— Start STORED ROWS —

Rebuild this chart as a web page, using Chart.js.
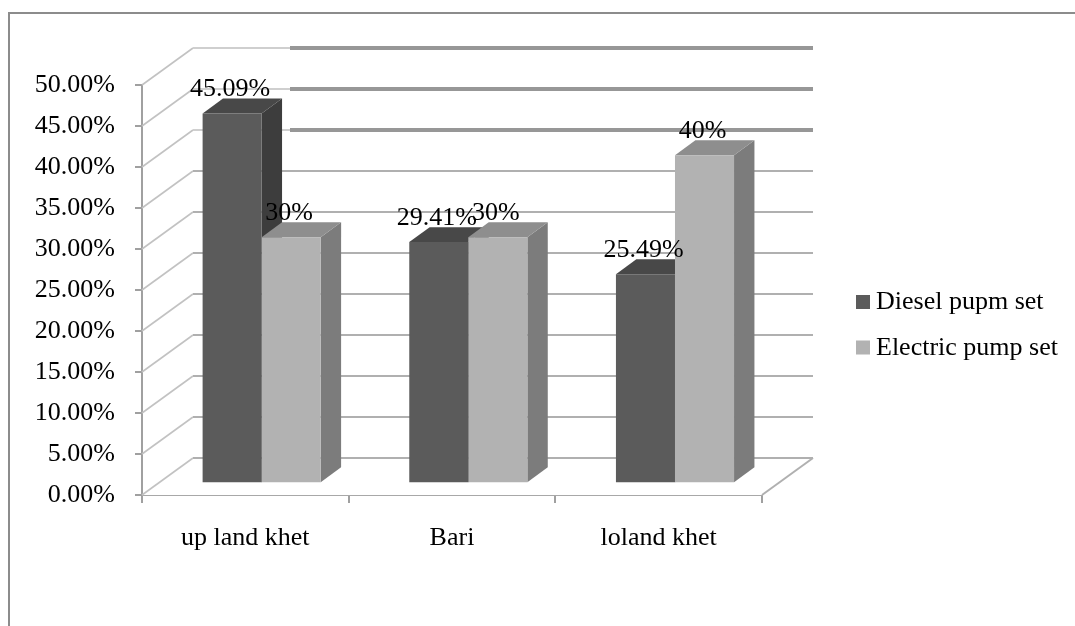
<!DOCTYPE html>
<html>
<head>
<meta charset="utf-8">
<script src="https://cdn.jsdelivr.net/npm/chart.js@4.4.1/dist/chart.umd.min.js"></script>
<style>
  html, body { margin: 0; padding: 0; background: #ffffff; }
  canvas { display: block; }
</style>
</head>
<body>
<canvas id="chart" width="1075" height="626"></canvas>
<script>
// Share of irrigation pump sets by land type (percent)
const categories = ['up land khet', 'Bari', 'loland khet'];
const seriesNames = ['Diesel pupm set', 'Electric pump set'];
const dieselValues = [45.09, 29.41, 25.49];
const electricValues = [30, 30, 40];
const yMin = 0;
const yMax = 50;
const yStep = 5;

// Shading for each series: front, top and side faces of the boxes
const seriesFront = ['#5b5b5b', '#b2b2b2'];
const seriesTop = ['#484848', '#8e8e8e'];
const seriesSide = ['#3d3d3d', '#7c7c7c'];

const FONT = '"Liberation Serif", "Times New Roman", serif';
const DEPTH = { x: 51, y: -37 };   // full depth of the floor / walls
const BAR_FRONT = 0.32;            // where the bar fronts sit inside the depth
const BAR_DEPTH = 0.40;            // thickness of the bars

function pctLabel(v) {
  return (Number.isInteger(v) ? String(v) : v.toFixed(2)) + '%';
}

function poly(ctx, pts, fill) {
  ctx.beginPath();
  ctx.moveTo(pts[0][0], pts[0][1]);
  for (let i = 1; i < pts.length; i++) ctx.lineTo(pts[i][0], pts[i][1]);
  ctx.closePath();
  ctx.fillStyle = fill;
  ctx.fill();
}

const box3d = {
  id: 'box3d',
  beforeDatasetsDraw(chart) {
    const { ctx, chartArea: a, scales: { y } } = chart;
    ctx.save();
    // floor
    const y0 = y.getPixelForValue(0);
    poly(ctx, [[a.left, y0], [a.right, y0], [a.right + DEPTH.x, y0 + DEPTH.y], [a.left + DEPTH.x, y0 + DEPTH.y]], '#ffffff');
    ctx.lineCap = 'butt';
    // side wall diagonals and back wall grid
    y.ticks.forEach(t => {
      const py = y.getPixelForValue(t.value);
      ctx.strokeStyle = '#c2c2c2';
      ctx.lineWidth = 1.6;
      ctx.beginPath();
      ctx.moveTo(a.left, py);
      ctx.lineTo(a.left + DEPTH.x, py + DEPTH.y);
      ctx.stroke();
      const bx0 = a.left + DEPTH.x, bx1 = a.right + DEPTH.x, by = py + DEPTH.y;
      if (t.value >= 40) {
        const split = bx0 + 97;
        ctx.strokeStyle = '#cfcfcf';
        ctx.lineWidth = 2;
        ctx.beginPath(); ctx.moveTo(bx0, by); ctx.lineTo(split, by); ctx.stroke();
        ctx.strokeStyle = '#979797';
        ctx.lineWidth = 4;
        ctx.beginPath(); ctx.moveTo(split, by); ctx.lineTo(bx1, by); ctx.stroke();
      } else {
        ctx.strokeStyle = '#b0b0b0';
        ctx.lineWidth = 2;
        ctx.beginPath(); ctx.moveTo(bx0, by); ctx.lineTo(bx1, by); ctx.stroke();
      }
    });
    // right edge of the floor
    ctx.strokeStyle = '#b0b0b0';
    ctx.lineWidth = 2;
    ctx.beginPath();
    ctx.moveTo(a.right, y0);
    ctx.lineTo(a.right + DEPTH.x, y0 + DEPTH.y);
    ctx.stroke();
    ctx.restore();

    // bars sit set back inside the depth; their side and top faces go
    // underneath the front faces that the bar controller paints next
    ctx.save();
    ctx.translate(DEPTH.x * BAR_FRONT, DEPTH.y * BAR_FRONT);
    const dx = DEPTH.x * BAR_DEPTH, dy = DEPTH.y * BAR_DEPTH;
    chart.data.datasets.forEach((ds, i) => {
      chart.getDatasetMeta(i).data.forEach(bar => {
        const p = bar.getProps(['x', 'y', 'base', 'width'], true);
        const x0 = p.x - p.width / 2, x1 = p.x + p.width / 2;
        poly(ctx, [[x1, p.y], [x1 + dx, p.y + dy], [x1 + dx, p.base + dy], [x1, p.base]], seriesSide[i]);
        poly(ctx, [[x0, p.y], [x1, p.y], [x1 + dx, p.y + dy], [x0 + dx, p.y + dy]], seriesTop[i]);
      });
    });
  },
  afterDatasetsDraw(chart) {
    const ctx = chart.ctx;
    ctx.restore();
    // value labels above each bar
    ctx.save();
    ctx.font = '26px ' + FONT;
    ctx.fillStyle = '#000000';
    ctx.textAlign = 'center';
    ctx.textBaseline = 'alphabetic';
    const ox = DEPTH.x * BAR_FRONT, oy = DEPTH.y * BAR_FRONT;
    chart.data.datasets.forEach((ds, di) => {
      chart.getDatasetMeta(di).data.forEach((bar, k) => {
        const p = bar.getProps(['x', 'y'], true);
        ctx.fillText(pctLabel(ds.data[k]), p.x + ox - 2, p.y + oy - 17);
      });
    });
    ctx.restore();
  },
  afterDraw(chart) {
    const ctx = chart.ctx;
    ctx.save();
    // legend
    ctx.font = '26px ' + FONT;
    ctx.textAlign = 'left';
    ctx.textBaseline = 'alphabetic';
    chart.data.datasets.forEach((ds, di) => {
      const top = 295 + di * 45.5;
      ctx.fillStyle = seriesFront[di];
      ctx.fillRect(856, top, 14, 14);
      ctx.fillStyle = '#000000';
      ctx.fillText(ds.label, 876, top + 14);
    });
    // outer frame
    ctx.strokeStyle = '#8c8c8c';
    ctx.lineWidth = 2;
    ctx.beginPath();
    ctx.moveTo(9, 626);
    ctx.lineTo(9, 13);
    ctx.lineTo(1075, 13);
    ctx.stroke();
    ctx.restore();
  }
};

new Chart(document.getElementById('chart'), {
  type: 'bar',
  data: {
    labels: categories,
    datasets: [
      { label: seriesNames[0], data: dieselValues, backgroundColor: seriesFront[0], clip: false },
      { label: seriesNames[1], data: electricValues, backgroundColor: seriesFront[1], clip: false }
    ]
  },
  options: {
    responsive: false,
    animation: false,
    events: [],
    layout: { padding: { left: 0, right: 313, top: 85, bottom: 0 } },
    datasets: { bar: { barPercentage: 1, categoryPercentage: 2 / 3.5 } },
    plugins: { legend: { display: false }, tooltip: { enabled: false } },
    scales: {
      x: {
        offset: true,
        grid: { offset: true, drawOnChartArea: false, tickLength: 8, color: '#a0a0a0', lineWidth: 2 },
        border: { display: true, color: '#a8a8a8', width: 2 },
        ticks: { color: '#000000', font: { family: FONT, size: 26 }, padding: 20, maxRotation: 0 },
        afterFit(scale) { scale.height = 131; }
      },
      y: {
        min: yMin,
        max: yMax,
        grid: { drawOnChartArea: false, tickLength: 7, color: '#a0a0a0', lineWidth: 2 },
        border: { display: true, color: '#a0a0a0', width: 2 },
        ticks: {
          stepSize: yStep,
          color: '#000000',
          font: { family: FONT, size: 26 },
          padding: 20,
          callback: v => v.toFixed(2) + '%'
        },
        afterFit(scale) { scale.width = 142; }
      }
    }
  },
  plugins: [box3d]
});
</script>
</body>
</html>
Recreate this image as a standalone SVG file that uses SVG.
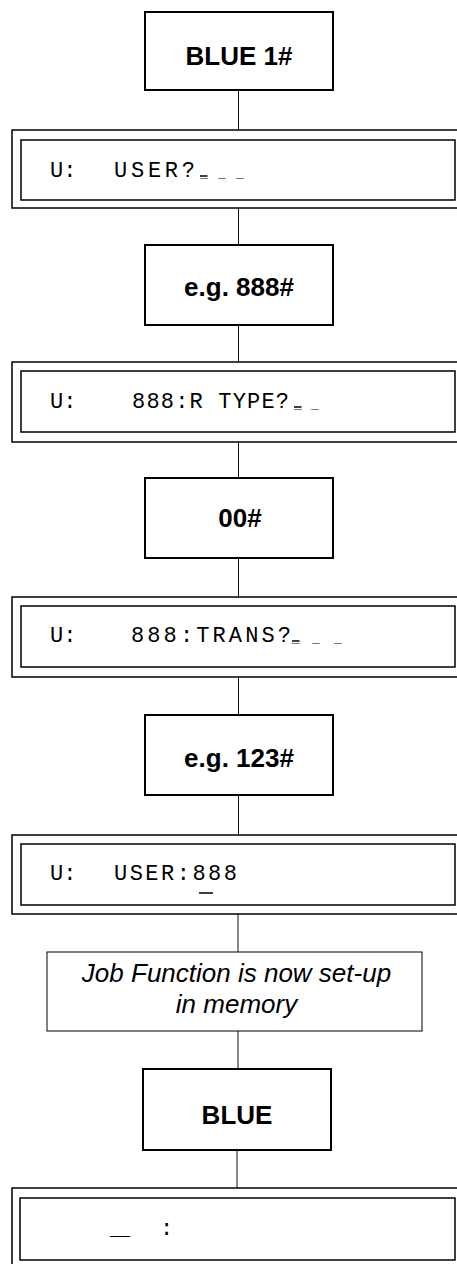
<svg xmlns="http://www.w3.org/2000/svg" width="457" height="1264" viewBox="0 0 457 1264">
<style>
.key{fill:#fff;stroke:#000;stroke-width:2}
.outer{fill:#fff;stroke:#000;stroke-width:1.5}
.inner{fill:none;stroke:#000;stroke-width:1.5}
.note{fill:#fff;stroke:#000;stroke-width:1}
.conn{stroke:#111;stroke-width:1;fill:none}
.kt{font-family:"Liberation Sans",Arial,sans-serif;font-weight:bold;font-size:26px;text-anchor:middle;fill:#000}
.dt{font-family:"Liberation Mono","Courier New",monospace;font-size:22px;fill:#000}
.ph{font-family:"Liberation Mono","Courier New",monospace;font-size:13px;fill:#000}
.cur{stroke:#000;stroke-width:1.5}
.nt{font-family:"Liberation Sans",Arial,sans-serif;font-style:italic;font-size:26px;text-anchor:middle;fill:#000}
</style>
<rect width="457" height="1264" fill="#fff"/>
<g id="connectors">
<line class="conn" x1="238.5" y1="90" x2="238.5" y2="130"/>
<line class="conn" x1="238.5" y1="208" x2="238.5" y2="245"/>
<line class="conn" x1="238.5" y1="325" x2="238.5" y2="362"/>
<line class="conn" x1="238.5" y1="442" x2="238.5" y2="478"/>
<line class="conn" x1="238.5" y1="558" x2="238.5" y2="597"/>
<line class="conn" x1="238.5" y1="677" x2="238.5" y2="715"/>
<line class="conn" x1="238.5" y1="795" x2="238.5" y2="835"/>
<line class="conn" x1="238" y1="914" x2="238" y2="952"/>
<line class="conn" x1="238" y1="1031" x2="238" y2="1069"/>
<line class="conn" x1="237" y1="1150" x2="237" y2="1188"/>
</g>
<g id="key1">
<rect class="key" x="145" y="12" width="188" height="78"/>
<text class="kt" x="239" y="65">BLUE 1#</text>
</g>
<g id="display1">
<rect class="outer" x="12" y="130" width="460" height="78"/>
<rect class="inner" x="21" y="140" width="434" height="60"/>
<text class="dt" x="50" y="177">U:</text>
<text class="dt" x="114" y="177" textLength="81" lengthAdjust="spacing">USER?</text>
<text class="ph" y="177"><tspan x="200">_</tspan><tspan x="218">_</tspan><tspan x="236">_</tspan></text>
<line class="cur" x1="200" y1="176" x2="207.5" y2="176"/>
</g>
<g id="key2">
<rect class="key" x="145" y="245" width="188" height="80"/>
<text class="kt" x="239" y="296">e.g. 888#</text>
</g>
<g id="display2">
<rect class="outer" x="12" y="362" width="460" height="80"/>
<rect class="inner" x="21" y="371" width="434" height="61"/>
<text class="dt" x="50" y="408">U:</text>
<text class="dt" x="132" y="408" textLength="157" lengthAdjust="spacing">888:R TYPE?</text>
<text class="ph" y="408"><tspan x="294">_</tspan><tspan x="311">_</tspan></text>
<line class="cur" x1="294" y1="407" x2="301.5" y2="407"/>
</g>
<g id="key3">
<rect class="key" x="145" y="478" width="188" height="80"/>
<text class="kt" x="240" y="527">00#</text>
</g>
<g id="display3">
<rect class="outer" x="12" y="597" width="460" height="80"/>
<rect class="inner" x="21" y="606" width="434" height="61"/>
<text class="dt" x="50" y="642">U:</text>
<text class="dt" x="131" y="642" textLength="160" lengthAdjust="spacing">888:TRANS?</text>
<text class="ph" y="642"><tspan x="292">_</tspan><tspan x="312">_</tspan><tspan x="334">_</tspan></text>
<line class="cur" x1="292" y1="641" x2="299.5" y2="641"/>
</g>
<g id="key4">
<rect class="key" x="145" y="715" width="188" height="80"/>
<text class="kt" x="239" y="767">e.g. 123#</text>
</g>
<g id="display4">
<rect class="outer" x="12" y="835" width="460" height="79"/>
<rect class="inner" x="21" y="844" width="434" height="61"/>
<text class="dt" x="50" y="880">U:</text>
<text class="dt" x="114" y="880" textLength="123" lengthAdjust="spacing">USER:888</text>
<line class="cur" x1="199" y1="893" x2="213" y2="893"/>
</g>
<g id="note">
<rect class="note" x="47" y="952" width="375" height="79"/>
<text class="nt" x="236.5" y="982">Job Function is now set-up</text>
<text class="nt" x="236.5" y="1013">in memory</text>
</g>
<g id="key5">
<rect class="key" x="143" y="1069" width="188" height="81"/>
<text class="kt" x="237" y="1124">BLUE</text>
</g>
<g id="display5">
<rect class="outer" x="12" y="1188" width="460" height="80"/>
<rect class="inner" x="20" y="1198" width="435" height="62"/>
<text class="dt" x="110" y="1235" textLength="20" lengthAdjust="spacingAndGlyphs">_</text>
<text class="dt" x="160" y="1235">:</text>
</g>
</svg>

— End STORED ROWS —

▶ EXERCISE PROMPT
In the entries above, find lines with "that" and copy each.

▶ THE RESULT
    // underneath the front faces that the bar controller paints next
Recreate this image as a standalone SVG file that uses SVG.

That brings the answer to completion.